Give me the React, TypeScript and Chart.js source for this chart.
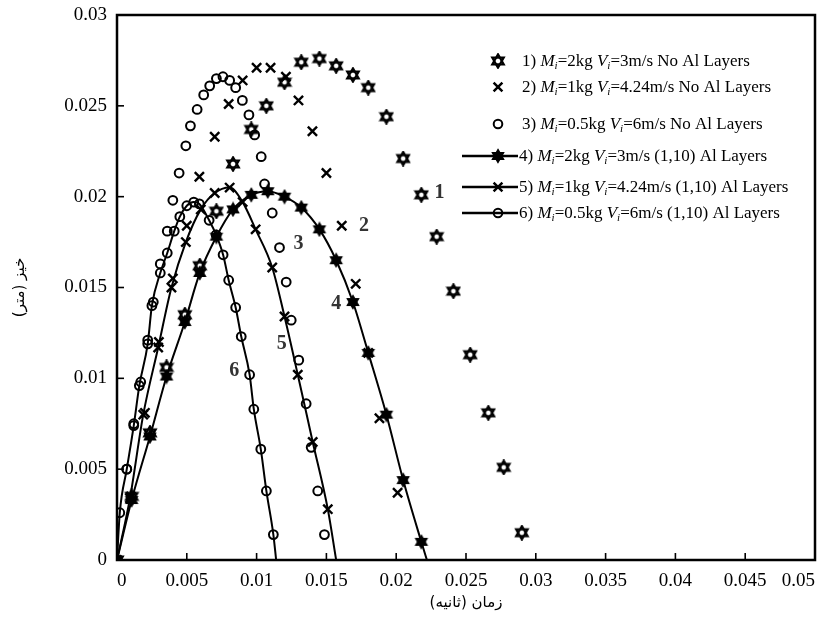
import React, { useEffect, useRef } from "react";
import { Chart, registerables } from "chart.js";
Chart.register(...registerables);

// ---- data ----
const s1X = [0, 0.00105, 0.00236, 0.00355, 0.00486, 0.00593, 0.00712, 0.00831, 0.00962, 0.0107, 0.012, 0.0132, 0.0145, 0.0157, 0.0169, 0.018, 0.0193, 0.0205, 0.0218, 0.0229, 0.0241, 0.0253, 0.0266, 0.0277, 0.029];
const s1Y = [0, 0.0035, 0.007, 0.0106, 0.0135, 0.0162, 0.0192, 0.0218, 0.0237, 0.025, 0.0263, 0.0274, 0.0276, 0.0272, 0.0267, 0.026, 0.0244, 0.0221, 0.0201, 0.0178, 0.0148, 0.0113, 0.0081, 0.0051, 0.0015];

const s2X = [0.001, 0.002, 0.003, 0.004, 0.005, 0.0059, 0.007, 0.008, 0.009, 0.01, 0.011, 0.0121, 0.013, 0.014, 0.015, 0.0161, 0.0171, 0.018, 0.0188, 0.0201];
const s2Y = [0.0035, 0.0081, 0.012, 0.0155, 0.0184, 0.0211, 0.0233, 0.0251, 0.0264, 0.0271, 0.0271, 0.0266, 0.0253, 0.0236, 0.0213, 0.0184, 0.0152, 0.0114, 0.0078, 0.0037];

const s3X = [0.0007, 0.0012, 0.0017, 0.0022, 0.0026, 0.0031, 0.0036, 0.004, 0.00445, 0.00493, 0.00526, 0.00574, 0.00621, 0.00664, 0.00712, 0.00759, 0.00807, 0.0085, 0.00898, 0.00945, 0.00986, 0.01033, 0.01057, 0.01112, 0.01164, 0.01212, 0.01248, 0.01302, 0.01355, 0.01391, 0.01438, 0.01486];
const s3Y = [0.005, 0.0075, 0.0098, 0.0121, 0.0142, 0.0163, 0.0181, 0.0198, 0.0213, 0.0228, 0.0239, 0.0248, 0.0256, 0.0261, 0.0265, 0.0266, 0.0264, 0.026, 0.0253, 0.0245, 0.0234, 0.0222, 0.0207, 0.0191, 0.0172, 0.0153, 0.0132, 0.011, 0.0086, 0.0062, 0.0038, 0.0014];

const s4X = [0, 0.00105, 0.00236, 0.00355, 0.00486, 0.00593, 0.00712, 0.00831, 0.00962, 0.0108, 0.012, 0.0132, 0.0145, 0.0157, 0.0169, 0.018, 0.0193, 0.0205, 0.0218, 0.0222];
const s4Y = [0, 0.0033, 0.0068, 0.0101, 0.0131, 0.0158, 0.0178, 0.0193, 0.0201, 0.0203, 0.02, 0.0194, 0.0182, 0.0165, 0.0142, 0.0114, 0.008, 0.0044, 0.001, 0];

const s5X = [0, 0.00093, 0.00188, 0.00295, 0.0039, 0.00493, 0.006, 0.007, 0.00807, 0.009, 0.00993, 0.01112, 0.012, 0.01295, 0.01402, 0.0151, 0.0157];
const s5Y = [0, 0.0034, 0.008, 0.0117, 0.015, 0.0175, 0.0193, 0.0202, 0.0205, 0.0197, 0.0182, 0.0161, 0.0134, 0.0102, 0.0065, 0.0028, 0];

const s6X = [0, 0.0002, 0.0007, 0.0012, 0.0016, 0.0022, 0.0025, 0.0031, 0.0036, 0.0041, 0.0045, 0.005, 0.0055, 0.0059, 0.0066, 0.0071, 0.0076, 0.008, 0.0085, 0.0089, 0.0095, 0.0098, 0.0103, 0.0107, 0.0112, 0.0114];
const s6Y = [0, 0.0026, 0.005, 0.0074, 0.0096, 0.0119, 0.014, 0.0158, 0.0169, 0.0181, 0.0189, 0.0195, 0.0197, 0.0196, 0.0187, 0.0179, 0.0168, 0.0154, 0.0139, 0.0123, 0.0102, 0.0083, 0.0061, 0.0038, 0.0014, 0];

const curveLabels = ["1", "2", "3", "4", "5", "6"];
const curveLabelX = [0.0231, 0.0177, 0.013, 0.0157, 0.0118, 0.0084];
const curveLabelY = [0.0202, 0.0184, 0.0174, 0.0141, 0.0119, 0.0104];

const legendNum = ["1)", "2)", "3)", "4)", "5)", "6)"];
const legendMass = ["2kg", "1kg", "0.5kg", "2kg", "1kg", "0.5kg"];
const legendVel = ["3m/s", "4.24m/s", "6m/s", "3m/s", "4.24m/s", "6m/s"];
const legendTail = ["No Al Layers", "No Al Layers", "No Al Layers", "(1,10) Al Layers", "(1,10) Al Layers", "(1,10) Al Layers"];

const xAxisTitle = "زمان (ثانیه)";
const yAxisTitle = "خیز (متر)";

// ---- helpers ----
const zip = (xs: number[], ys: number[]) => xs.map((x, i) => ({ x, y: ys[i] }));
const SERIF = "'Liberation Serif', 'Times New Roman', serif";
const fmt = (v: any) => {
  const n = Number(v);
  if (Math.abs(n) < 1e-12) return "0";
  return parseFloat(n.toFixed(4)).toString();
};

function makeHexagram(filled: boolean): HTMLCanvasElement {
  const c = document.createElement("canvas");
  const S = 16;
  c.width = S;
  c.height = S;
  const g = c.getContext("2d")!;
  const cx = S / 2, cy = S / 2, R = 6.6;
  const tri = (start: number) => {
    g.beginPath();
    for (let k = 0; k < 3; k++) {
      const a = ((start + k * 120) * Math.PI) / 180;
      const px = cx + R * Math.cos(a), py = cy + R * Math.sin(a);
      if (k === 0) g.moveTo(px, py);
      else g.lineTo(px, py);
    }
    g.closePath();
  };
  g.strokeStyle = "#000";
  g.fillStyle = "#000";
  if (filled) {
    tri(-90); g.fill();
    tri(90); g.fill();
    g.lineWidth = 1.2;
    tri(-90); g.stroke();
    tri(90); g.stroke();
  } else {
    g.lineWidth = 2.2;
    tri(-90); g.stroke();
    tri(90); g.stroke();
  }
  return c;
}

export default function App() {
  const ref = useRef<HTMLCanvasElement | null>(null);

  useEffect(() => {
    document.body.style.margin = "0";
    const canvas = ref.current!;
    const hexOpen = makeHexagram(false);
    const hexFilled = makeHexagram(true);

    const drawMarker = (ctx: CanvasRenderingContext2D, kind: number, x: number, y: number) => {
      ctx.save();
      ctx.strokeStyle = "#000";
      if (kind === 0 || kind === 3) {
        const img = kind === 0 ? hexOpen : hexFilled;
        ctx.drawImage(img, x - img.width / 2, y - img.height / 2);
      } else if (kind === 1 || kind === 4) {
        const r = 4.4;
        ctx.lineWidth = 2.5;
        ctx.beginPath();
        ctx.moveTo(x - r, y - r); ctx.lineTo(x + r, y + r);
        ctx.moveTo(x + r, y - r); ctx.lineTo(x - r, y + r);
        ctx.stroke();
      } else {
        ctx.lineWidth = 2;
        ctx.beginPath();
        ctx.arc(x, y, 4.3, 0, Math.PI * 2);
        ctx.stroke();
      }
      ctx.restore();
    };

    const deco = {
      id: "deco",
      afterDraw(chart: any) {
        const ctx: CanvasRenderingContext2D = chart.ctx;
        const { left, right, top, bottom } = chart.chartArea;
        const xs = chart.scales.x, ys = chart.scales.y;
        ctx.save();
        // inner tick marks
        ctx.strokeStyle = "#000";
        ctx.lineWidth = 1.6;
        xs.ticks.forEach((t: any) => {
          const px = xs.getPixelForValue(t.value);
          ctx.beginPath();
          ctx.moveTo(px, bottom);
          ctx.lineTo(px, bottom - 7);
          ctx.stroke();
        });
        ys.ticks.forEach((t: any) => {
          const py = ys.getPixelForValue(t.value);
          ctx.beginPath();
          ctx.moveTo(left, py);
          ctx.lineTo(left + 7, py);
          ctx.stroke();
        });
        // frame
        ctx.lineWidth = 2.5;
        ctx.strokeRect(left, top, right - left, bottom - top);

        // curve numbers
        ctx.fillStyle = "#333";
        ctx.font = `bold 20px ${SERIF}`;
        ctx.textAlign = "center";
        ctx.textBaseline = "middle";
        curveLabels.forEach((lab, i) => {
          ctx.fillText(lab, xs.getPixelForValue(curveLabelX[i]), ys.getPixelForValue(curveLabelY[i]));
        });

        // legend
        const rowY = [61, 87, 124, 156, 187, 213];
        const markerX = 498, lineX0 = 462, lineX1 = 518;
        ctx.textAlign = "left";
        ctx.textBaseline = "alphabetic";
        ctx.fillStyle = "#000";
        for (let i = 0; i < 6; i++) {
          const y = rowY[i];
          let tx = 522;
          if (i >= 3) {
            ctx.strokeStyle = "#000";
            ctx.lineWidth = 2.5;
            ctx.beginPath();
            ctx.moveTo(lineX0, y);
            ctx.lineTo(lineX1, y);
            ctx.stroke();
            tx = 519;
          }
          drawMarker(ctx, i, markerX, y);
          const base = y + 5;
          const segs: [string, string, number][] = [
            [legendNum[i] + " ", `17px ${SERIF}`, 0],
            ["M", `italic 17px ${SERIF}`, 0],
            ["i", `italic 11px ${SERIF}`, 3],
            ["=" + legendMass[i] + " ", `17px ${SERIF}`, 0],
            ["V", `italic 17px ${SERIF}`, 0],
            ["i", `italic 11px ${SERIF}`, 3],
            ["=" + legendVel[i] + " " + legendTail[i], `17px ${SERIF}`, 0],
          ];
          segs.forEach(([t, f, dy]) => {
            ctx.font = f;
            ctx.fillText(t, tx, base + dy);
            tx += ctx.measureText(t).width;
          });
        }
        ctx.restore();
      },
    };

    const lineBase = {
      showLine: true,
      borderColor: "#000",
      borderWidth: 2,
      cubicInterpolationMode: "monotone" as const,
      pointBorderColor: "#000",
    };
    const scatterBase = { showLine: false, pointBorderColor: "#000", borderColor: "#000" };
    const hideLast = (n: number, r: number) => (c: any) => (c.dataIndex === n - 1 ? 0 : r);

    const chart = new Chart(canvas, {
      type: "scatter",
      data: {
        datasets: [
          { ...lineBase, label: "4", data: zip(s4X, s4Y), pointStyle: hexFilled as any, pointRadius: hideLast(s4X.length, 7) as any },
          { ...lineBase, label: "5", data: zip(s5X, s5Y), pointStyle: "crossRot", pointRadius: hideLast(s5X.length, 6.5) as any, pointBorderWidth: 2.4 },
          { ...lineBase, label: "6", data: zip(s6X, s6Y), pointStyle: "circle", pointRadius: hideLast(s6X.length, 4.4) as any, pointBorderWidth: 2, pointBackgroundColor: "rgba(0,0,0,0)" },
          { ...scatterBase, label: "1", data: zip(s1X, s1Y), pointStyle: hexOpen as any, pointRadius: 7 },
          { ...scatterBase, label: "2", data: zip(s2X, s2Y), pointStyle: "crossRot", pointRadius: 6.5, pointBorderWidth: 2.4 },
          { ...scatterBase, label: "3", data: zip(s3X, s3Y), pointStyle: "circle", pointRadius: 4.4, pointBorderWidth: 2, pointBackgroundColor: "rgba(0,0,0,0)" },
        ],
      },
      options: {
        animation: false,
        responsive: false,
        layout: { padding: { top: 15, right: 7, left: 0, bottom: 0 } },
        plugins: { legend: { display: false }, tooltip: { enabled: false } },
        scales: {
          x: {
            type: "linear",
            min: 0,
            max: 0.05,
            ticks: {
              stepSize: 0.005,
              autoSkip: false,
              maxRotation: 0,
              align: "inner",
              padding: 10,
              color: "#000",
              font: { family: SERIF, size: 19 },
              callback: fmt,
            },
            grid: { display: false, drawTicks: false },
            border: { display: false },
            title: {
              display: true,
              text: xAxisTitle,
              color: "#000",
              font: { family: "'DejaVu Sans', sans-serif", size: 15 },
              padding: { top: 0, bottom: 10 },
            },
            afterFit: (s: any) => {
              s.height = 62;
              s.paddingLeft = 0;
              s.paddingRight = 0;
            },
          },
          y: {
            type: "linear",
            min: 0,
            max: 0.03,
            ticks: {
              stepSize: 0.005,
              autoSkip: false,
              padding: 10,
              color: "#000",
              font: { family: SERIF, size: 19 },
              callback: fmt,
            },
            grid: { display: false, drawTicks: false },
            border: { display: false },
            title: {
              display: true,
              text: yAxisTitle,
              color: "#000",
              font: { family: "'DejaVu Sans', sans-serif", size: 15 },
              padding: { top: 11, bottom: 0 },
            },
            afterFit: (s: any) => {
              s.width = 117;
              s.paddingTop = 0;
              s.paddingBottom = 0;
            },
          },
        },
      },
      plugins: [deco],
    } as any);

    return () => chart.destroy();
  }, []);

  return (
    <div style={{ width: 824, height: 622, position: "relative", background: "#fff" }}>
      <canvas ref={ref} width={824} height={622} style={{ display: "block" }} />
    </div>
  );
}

Written request: Your task is to restate word for word the lines from the top of the data to the line containing "Chart.register(...registerables);", both ends included, with every picture left out.

Output for this task:
Give me the React, TypeScript and Chart.js source for this chart.
import React, { useEffect, useRef } from "react";
import { Chart, registerables } from "chart.js";
Chart.register(...registerables);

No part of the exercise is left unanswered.